Utilities

Decarbonization: Why utilities must focus on people

Utilities are deeply involved in the fight against climate change. Regulations at both a global and country level impel companies to combat it by significantly cutting greenhouse gas emissions. Utilities’ outdoor infrastructure and operations are highly impacted by climate change (floods, storms, droughts, etc.) and are amongst the first to be hit by the effects of it, so they can’t delay taking action.

There are many steps utilities can take on the road to decarbonized power generation, such as providing energy more efficiently, maximizing the grid, better managing assets, and increasing their use of renewable energy.

Utilities

Changes on the utility side are not enough, though. Consumers also must play a bigger part. What is their role in decarbonization and how can utilities encourage them to make more energy efficient decisions?

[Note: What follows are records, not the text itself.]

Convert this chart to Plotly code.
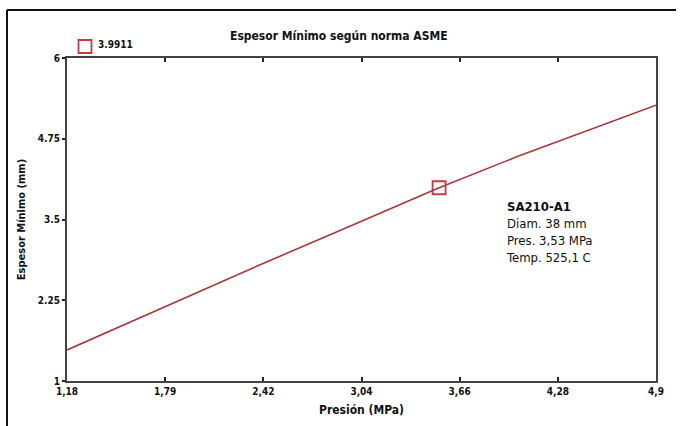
import plotly.graph_objects as go

# Data
presion = [1.18, 1.94, 2.40, 2.97, 3.53, 4.02, 4.90]
espesor = [1.48, 2.31, 2.80, 3.40, 3.99, 4.47, 5.27]
punto_x = [3.53]
punto_y = [3.9911]
punto_label = "3.9911"

x_tickvals = [1.18, 1.80, 2.42, 3.04, 3.66, 4.28, 4.90]
x_ticktext = ["1,18", "1,79", "2,42", "3,04", "3,66", "4,28", "4,9"]
y_tickvals = [1, 2.25, 3.5, 4.75, 6]
y_ticktext = ["1", "2.25", "3.5", "4.75", "6"]

W, H = 686, 426
ML, MR, MT, MB = 67, 30, 58, 45
pw, ph = W - ML - MR, H - MT - MB

def px_x(p):
    return (p - ML) / pw

def px_y(p):
    return (H - MB - p) / ph

FAM = "DejaVu Sans Condensed, DejaVu Sans"

fig = go.Figure()
fig.add_trace(go.Scatter(x=presion, y=espesor, mode="lines",
                         line=dict(color="#a8383a", width=1.6),
                         showlegend=False, hoverinfo="skip"))
fig.add_trace(go.Scatter(x=punto_x, y=punto_y, mode="markers",
                         marker=dict(symbol="square-open", size=13,
                                     color="#c8383c", line=dict(width=1.8)),
                         name=" ", showlegend=True))

fig.update_layout(
    width=W, height=H,
    margin=dict(l=ML, r=MR, t=MT, b=MB),
    paper_bgcolor="white", plot_bgcolor="white",
    showlegend=True,
    legend=dict(x=px_x(65), y=px_y(32), xanchor="left", yanchor="top",
                bgcolor="rgba(0,0,0,0)", font=dict(family=FAM, size=10, color="#111"),
                itemwidth=30, tracegroupgap=0),
    xaxis=dict(range=[1.18, 4.9], tickvals=x_tickvals, ticktext=x_ticktext,
               showgrid=False, zeroline=False, showline=True, linecolor="#444",
               linewidth=2, mirror="ticks", ticks="inside", ticklen=4,
               tickcolor="#222", tickwidth=1.5,
               tickfont=dict(family=FAM, size=10, color="#111", weight="bold"),
               title=dict(text="<b>Presión (MPa)</b>",
                          font=dict(family=FAM, size=12, color="#111"),
                          standoff=10)),
    yaxis=dict(range=[1, 6], tickvals=y_tickvals, ticktext=y_ticktext,
               showgrid=False, zeroline=False, showline=True, linecolor="#444",
               linewidth=2, mirror=True, ticks="outside", ticklen=3,
               tickcolor="#222", tickwidth=1.5,
               tickfont=dict(family=FAM, size=10, color="#111", weight="bold"),
               title=dict(text="<b>Espesor Mínimo (mm)</b>",
                          font=dict(family=FAM, size=11, color="#111"),
                          standoff=10)),
    font=dict(family=FAM),
)

fig.add_annotation(text="<b>" + punto_label + "</b>", xref="paper", yref="paper",
                   x=px_x(96), y=px_y(45), xanchor="left", yanchor="middle",
                   showarrow=False, font=dict(family=FAM, size=10, color="#111"))

fig.add_annotation(text="<b>Espesor Mínimo según norma ASME</b>", xref="paper", yref="paper",
                   x=px_x(339), y=px_y(36), xanchor="center", yanchor="middle",
                   showarrow=False, font=dict(family=FAM, size=12, color="#111"))

fig.add_annotation(text="<b>SA210-A1</b><br>Diam. 38 mm<br>Pres. 3,53 MPa<br>Temp. 525,1 C",
                   xref="paper", yref="paper", x=px_x(504), y=px_y(197),
                   xanchor="left", yanchor="top", align="left", showarrow=False,
                   font=dict(family=FAM, size=13, color="#111"))

# outer frame (left and top edges only visible)
fig.add_shape(type="line", xref="paper", yref="paper",
              x0=px_x(7), x1=px_x(7), y0=px_y(H + 5), y1=px_y(10),
              line=dict(color="#111", width=2), layer="below")
fig.add_shape(type="line", xref="paper", yref="paper",
              x0=px_x(7), x1=px_x(676), y0=px_y(10), y1=px_y(10),
              line=dict(color="#111", width=2), layer="below")

fig.write_html("out.html")
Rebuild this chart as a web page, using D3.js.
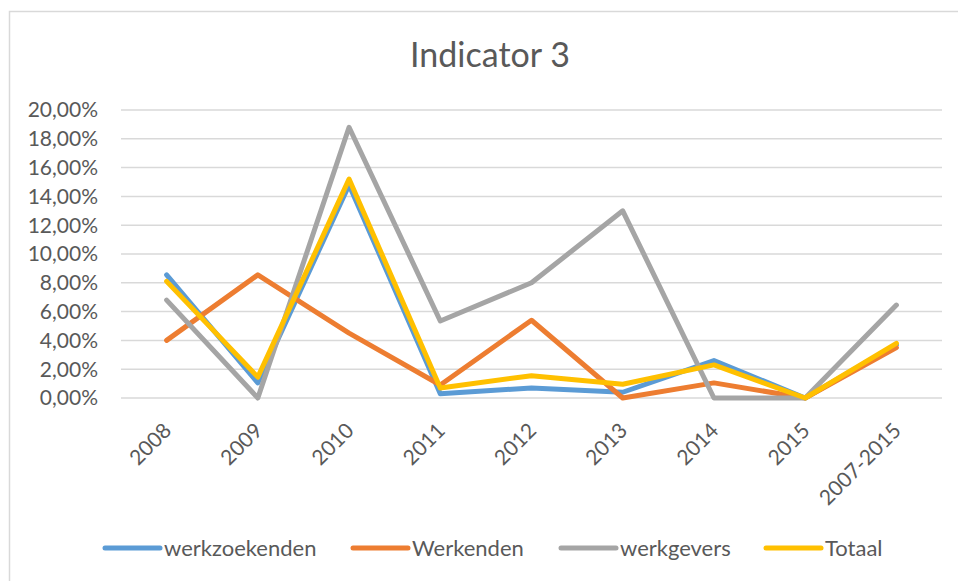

People need energy and their consumption is going to continue to rise as the population grows. There has been a 90% increase in greenhouse gas emissions worldwide since 1970, and the population is expected to grow by over 2 billion people by 2050, which will only nudge the amount of energy used upward if consumers don’t make significant changes.

Energy efficiency advancements include physical improvements such as better building insulation and the replacement of inefficient appliances (e.g. LEDs, variable speed drives, etc.) that use energy and active energy efficiency of the Internet of Things to manage energy.

Energy efficient building choices and appliances can put a significant dent in energy consumption because buildings consume an estimated 40% of the world’s energy. To ensure consumers take advantage of these advancements, many countries have adopted new regulations intended to bring awareness to the energy efficiency of buildings. In addition, rebates and tax incentives are making investments in energy efficient buildings and appliances even more appealing.

Smarter, more efficient energy use is also being driven by operational technologies and the Internet of Things (IoT), physical objects such as sensors and smart meters that are capable of sending and receiving data. Smart meters, for example, can give consumers real-time, detailed information about usage. This knowledge can empower them and encourage more efficient behavior by providing visibility into their energy consumption. This is a possibility for utilities to influence behavior by helping consumers identify areas where they can save money, such as reducing usage during peak times — also lessening stress on the grid.

Consumers are increasingly adopting technology that not only maximizes energy efficiency but also automates their behavior for ease of use. For instance, smart thermostats can be programmed for maximum efficiency so they’re not heating or cooling an empty house. This new level of automation makes it even easier to use energy responsibly.

The knowledge gained from IoT presents new ways for utilities to improve customer interactions such as taking advantage of existing communication and delivering better customer service. Utilities can influence behavior while engaging with customers. For example, they can include detailed information about a customer’s usage and how their consumption compares to other households along with strategies for using less energy, when they send the customer’s regular bill.

Utilities need to encourage people to embrace the paradigm shift caused by variable renewable penetration. There won’t be electricity production when there’s demand any longer. Instead, utilities will foster demand when there is available electricity production. This requires a lot of flexibility. Utilities must help consumers seamlessly accept and adopt this flexibility. Utilities must automate demand shifting to times of abundant renewable energy generation.

Utilities can’t afford to wait to act. The sales of KWh of electricity they will lose on one side will be won back with the development of new usages on the other side (e.g. heat pumps, EV, etc.). Despite the issues utilities face — they must re-examine everything from grid integration to their basic business model — they must take this opportunity to facilitate energy efficiency, support innovation, and increase renewable adoption.